What if your computer didn’t need a processor, because the laws of physics were the processor?
Welcome to the curious and promising frontier of thermodynamic computation.
The Problem Statement: AI’s Growing Appetite vs. Classical Hardware
Modern AI is rapidly outgrowing the capabilities of traditional computing systems.
- Training deep learning models? Monumentally power-hungry.
- Inverting large matrices? Time-consuming and inefficient.
- Sampling from complex probability distributions? Painfully slow on conventional chips.
GPUs have carried us this far, but as Moore’s Law quietly exits stage left, we need new hardware that aligns the mathematics of AI with the physics of the machine.
Enter thermodynamic computing, part physicist, part poet, and entirely unlike anything in your laptop.
What Is Thermodynamic Computing?
This new approach draws inspiration from nature, specifically, how physical systems tend toward equilibrium.
Picture marbles spilled onto a bumpy surface:
- They roll, bounce, and collide chaotically.
- Eventually, they settle into the deepest valleys.
Now imagine those valleys are the solutions to your problem. Rather than calculate an answer line by line, you construct a physical system that naturally evolves to the correct state.
That’s thermodynamic computing in essence: encode your problem into a physical medium, allow it to settle, and read out the solution once equilibrium is reached.
This is not theory. It works.
How It Works — The Oscillatory Orchestra
Let us begin with Oscillatory Neural Networks (ONNs).
Imagine a network of tiny, rhythmically beating elements, like digital metronomes, each with a “phase” akin to the swing of a pendulum. These oscillators are coupled together, influencing each other’s timing and movement.

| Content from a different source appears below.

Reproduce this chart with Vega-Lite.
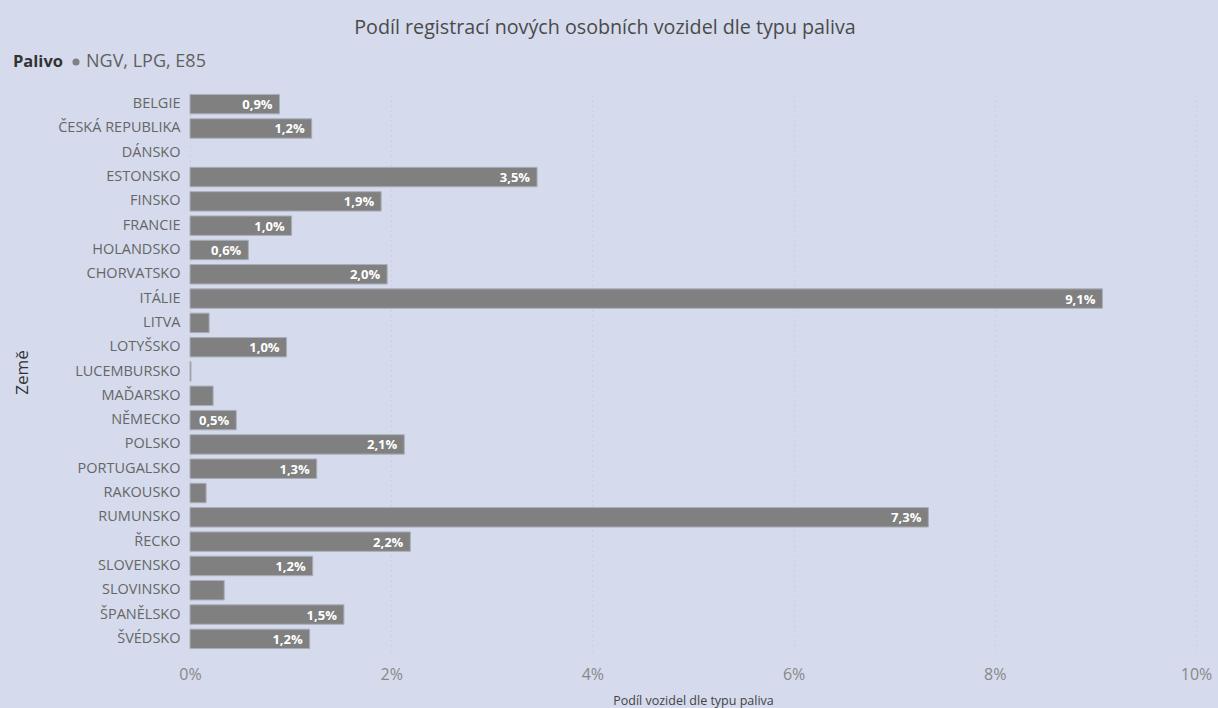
{
  "$schema": "https://vega.github.io/schema/vega-lite/v6.json",
  "width": 1006,
  "height": 559,
  "autosize": {"type": "none"},
  "padding": {"left": 190, "top": 92, "right": 22, "bottom": 57},
  "background": "#D5DBEC",
  "config": {
    "locale": {"number": {"decimal": ",", "thousands": " ", "grouping": [3], "currency": ["", " Kč"]}},
    "font": "Open Sans",
    "view": {"stroke": null}
  },
  "title": {
    "text": "Podíl registrací nových osobních vozidel dle typu paliva",
    "anchor": "middle",
    "frame": "group",
    "dx": -88,
    "offset": 15,
    "fontSize": 19.7,
    "fontWeight": "normal",
    "color": "#4A4A4A",
    "font": "Open Sans"
  },
  "data": {
    "values": [
      {"zeme": "BELGIE", "palivo": "NGV, LPG, E85", "podil": 0.0089},
      {"zeme": "ČESKÁ REPUBLIKA", "palivo": "NGV, LPG, E85", "podil": 0.0121},
      {"zeme": "DÁNSKO", "palivo": "NGV, LPG, E85", "podil": 0.0},
      {"zeme": "ESTONSKO", "palivo": "NGV, LPG, E85", "podil": 0.0345},
      {"zeme": "FINSKO", "palivo": "NGV, LPG, E85", "podil": 0.0190},
      {"zeme": "FRANCIE", "palivo": "NGV, LPG, E85", "podil": 0.0101},
      {"zeme": "HOLANDSKO", "palivo": "NGV, LPG, E85", "podil": 0.0058},
      {"zeme": "CHORVATSKO", "palivo": "NGV, LPG, E85", "podil": 0.0196},
      {"zeme": "ITÁLIE", "palivo": "NGV, LPG, E85", "podil": 0.0907},
      {"zeme": "LITVA", "palivo": "NGV, LPG, E85", "podil": 0.0019},
      {"zeme": "LOTYŠSKO", "palivo": "NGV, LPG, E85", "podil": 0.0096},
      {"zeme": "LUCEMBURSKO", "palivo": "NGV, LPG, E85", "podil": 0.0001},
      {"zeme": "MAĎARSKO", "palivo": "NGV, LPG, E85", "podil": 0.0023},
      {"zeme": "NĚMECKO", "palivo": "NGV, LPG, E85", "podil": 0.0046},
      {"zeme": "POLSKO", "palivo": "NGV, LPG, E85", "podil": 0.0213},
      {"zeme": "PORTUGALSKO", "palivo": "NGV, LPG, E85", "podil": 0.0126},
      {"zeme": "RAKOUSKO", "palivo": "NGV, LPG, E85", "podil": 0.0016},
      {"zeme": "RUMUNSKO", "palivo": "NGV, LPG, E85", "podil": 0.0734},
      {"zeme": "ŘECKO", "palivo": "NGV, LPG, E85", "podil": 0.0219},
      {"zeme": "SLOVENSKO", "palivo": "NGV, LPG, E85", "podil": 0.0122},
      {"zeme": "SLOVINSKO", "palivo": "NGV, LPG, E85", "podil": 0.0034},
      {"zeme": "ŠPANĚLSKO", "palivo": "NGV, LPG, E85", "podil": 0.0153},
      {"zeme": "ŠVÉDSKO", "palivo": "NGV, LPG, E85", "podil": 0.0119}
    ]
  },
  "encoding": {
    "y": {
      "field": "zeme",
      "type": "nominal",
      "sort": null,
      "scale": {"paddingInner": 0.2, "paddingOuter": 0.1},
      "axis": {
        "title": "Země",
        "titleFontSize": 17,
        "titleFontWeight": "normal",
        "titleColor": "#333333",
        "titleX": -168,
        "titleY": 280,
        "titleAngle": -90,
        "titleAlign": "center",
        "titleBaseline": "middle",
        "labelFontSize": 14.5,
        "labelColor": "#666666",
        "labelPadding": 10,
        "ticks": false,
        "domain": false
      }
    },
    "x": {
      "field": "podil",
      "type": "quantitative",
      "scale": {"domain": [0, 0.1], "nice": false},
      "axis": {
        "title": "Podíl vozidel dle typu paliva",
        "titleFontSize": 12.5,
        "titleFontWeight": "normal",
        "titleColor": "#444444",
        "titlePadding": 12,
        "format": ".0%",
        "values": [0, 0.02, 0.04, 0.06, 0.08, 0.1],
        "labelFontSize": 16,
        "labelColor": "#888888",
        "labelPadding": 15,
        "labelFlush": false,
        "ticks": false,
        "domain": false,
        "grid": true,
        "gridColor": "#BFC5D6",
        "gridDash": [1, 4],
        "gridWidth": 1
      }
    }
  },
  "layer": [
    {
      "mark": {"type": "bar", "stroke": "#A9AEBB", "strokeWidth": 1},
      "encoding": {
        "strokeOpacity": {"condition": {"test": "datum.podil > 0", "value": 1}, "value": 0},
        "color": {
          "field": "palivo",
          "type": "nominal",
          "scale": {"range": ["#808080"]},
          "legend": {
            "title": "Palivo",
            "orient": "none",
            "direction": "horizontal",
            "legendX": -177,
            "legendY": -39,
            "titleOrient": "left",
            "titleFontSize": 16.5,
            "titleFontWeight": "bold",
            "titleColor": "#333333",
            "titlePadding": 4,
            "labelFontSize": 18,
            "labelColor": "#606060",
            "symbolType": "circle",
            "symbolSize": 50,
            "symbolStrokeWidth": 0,
            "labelOffset": 1
          }
        }
      }
    },
    {
      "transform": [{"filter": "datum.podil >= 0.004"}],
      "mark": {
        "type": "text",
        "align": "right",
        "baseline": "middle",
        "dx": -7,
        "dy": 1,
        "color": "#FFFFFF",
        "fontSize": 13,
        "fontWeight": "bold"
      },
      "encoding": {
        "text": {"field": "podil", "type": "quantitative", "format": ".1%"}
      }
    }
  ]
}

By carefully designing their interconnections, you can craft a system that “dances” its way toward a solution. The physics underpinning this behaviour is modelled by the Kuramoto equations, which describe how synchronised systems, like blinking fireflies or neuronal networks, evolve over time.
Within an ONN:
- Each oscillator’s phase encodes part of your problem.
- The coupling strength reflects the structure of a matrix.
- As the system evolves, it converges on a stable, low-energy state , which, miraculously, is the solution.
This is not poetic metaphor. It is grounded in mathematics.
Under the Hood - Energy, Noise, and Natural Solutions
The Core Mechanism: Energy Minimisation
Many computational problems, such as matrix inversion, can be expressed as an energy function. The system wants to evolve to minimise this energy, to find its lowest possible value. This is where thermodynamic computing may just excel: it lets the physical system naturally minimise this function through its dynamics.
Embracing Noise as a Computational Ally
In most digital systems, or Quantum systems noise is the enemy. But in thermodynamic computing, it’s the secret weapon.
Picture yourself dropped in the middle of a vast, foggy moor.
Your mission? Simple on paper: find the cosy village pub, hidden somewhere among the hills and valleys.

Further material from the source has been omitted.